▶ PROVIDED MATERIAL:
* * * *

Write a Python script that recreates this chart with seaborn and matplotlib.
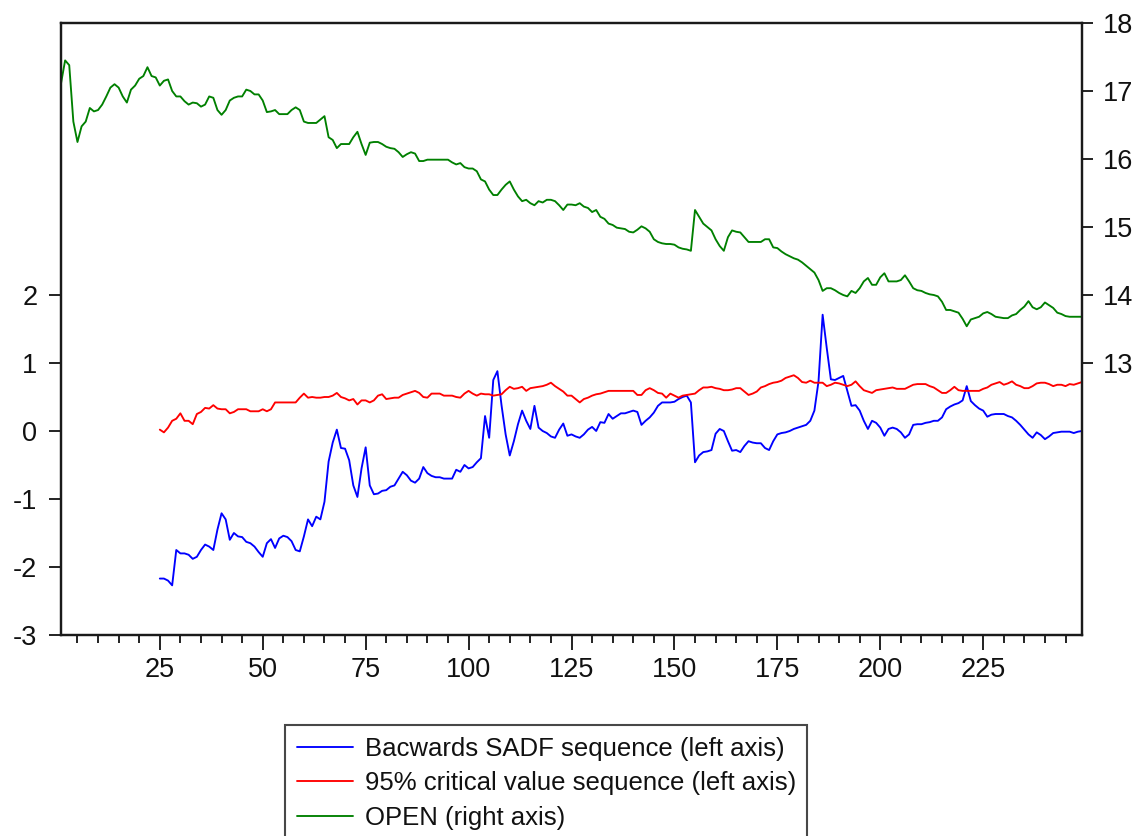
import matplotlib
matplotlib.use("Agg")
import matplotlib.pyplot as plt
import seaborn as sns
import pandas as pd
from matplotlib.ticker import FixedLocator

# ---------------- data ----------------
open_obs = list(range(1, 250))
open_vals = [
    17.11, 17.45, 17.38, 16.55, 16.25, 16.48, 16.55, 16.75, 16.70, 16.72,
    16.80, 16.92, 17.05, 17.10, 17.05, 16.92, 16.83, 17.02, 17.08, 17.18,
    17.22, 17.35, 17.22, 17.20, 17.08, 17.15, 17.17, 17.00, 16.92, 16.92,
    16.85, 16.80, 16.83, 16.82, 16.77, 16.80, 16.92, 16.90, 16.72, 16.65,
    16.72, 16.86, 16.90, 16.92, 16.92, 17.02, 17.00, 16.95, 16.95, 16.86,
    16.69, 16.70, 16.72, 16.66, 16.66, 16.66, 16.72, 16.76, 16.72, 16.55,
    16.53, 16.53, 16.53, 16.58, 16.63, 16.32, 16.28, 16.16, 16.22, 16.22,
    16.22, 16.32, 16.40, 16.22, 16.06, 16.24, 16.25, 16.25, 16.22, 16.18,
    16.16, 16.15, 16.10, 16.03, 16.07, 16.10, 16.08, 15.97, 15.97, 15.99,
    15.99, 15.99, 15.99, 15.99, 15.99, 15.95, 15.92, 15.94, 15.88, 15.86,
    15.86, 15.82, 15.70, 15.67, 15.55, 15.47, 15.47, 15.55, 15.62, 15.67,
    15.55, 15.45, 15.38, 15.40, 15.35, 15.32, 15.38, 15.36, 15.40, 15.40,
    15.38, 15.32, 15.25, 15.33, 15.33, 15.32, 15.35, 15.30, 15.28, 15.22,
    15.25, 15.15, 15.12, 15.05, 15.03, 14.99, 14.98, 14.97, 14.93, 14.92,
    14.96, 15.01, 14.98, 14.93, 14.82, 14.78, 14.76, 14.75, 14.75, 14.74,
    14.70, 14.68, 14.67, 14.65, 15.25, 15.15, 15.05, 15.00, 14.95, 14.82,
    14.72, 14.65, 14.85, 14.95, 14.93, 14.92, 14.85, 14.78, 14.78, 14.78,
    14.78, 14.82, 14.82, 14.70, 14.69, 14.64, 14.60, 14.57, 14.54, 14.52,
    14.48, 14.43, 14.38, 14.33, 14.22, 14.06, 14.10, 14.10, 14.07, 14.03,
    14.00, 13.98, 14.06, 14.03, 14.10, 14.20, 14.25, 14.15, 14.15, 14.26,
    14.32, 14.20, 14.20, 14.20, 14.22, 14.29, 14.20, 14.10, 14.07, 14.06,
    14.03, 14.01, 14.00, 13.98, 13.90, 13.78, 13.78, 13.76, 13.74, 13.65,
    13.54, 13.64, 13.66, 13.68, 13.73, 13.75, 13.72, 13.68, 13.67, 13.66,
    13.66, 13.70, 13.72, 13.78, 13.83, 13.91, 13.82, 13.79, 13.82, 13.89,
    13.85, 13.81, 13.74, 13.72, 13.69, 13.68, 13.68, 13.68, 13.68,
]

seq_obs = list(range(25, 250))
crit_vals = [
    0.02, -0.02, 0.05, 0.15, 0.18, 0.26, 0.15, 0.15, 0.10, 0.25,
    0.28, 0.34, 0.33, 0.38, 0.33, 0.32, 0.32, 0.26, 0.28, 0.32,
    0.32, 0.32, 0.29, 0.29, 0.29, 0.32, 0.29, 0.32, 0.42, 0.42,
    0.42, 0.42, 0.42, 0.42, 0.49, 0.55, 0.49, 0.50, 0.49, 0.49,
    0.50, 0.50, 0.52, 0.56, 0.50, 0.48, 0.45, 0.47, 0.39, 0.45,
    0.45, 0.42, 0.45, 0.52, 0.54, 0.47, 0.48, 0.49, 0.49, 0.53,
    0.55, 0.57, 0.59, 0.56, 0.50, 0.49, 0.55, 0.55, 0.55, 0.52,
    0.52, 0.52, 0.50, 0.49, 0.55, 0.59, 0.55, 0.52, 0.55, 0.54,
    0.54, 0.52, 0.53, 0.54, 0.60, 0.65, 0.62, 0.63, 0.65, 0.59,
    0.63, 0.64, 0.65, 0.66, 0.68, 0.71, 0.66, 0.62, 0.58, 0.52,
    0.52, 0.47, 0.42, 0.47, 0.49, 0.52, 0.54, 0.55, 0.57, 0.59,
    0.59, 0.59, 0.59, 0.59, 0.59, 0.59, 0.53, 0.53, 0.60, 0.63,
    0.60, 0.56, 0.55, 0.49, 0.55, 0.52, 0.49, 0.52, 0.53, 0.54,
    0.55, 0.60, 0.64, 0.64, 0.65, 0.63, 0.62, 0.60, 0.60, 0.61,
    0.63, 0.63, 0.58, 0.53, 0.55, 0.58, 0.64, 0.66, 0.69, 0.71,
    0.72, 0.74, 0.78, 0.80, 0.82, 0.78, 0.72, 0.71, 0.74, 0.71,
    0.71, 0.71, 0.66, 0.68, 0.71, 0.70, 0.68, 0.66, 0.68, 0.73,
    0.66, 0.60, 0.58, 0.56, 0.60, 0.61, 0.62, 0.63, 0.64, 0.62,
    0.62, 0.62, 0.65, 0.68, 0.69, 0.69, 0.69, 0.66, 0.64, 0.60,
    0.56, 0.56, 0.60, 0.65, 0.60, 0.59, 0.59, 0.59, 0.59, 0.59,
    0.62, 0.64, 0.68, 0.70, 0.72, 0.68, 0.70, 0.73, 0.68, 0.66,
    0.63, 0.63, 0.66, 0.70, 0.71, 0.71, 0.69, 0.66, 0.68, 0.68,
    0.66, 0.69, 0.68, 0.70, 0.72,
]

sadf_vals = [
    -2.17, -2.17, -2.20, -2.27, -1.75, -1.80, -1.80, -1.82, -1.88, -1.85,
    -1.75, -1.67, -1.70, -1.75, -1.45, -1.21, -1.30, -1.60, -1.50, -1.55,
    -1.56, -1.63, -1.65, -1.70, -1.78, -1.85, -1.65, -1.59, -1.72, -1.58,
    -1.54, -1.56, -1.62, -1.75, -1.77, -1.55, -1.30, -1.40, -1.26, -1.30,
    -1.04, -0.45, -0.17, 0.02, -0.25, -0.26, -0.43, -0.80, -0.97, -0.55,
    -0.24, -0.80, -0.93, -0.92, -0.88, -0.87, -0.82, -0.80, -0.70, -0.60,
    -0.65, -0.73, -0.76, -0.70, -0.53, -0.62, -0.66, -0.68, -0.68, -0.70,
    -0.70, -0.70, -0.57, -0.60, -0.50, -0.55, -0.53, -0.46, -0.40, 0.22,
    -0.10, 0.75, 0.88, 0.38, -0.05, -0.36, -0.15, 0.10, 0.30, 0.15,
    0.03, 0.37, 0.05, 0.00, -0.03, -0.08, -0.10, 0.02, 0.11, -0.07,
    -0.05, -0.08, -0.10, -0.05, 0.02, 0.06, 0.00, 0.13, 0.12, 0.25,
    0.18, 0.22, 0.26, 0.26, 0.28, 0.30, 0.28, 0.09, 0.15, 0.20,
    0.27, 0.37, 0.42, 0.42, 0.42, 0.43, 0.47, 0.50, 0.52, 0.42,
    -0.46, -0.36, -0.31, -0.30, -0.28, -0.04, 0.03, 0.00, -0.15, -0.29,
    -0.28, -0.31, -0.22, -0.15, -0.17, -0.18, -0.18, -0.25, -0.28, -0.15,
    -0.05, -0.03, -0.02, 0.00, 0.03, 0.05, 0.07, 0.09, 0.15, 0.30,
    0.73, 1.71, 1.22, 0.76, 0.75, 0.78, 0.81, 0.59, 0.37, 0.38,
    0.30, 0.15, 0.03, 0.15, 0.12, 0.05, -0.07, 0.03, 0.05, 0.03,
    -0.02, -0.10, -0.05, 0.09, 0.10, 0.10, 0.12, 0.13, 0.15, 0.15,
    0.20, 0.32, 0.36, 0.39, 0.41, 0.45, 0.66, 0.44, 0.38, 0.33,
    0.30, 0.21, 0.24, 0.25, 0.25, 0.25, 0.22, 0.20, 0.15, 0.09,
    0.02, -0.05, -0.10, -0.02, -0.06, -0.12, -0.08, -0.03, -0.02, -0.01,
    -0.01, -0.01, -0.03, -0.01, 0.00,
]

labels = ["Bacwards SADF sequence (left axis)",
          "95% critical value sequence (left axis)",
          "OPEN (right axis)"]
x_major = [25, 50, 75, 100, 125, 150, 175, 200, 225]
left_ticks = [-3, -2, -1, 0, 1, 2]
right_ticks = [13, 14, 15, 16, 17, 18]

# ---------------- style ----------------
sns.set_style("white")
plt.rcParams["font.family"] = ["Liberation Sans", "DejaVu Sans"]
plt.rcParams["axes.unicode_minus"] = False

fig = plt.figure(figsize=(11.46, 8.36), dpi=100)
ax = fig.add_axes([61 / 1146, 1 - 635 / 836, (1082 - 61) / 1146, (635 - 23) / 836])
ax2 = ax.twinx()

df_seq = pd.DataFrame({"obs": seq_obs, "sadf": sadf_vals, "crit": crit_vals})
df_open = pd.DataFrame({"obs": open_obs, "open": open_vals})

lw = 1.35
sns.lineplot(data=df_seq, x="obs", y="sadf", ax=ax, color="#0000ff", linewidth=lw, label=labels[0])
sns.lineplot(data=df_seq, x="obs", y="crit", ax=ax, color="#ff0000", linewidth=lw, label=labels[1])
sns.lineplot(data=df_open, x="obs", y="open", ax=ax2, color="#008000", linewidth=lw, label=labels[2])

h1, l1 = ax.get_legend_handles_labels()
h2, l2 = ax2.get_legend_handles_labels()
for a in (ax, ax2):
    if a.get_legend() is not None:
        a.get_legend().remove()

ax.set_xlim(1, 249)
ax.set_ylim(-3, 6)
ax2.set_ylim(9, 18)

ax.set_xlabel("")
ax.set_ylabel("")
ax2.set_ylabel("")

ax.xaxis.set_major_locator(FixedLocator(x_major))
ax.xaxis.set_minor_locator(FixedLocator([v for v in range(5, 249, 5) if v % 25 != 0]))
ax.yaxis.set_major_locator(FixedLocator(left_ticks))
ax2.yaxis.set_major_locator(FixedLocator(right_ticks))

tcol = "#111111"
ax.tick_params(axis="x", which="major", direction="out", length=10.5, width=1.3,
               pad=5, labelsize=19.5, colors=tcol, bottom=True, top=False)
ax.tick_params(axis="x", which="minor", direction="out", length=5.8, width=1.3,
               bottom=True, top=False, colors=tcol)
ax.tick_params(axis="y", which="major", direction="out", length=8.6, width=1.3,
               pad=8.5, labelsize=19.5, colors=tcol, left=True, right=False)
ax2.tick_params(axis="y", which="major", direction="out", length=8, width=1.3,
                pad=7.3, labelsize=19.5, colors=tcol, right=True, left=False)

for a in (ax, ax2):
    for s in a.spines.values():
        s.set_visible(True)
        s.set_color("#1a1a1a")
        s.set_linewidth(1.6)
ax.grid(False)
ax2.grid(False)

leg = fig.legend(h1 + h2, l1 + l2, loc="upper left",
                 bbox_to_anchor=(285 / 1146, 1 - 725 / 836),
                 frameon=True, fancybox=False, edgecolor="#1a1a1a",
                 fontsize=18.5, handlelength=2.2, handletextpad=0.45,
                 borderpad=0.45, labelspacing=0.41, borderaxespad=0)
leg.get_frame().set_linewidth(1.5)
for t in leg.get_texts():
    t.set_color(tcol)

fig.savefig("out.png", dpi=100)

* * * *

▶ WHAT YOU NEED TO DO: Repeat, exactly and in full, each line from the start of the data to the line that contains "from matplotlib.ticker import FixedLocator". Pictures do not go in.

▶ FINISHED EXERCISE:
Write a Python script that recreates this chart with seaborn and matplotlib.
import matplotlib
matplotlib.use("Agg")
import matplotlib.pyplot as plt
import seaborn as sns
import pandas as pd
from matplotlib.ticker import FixedLocator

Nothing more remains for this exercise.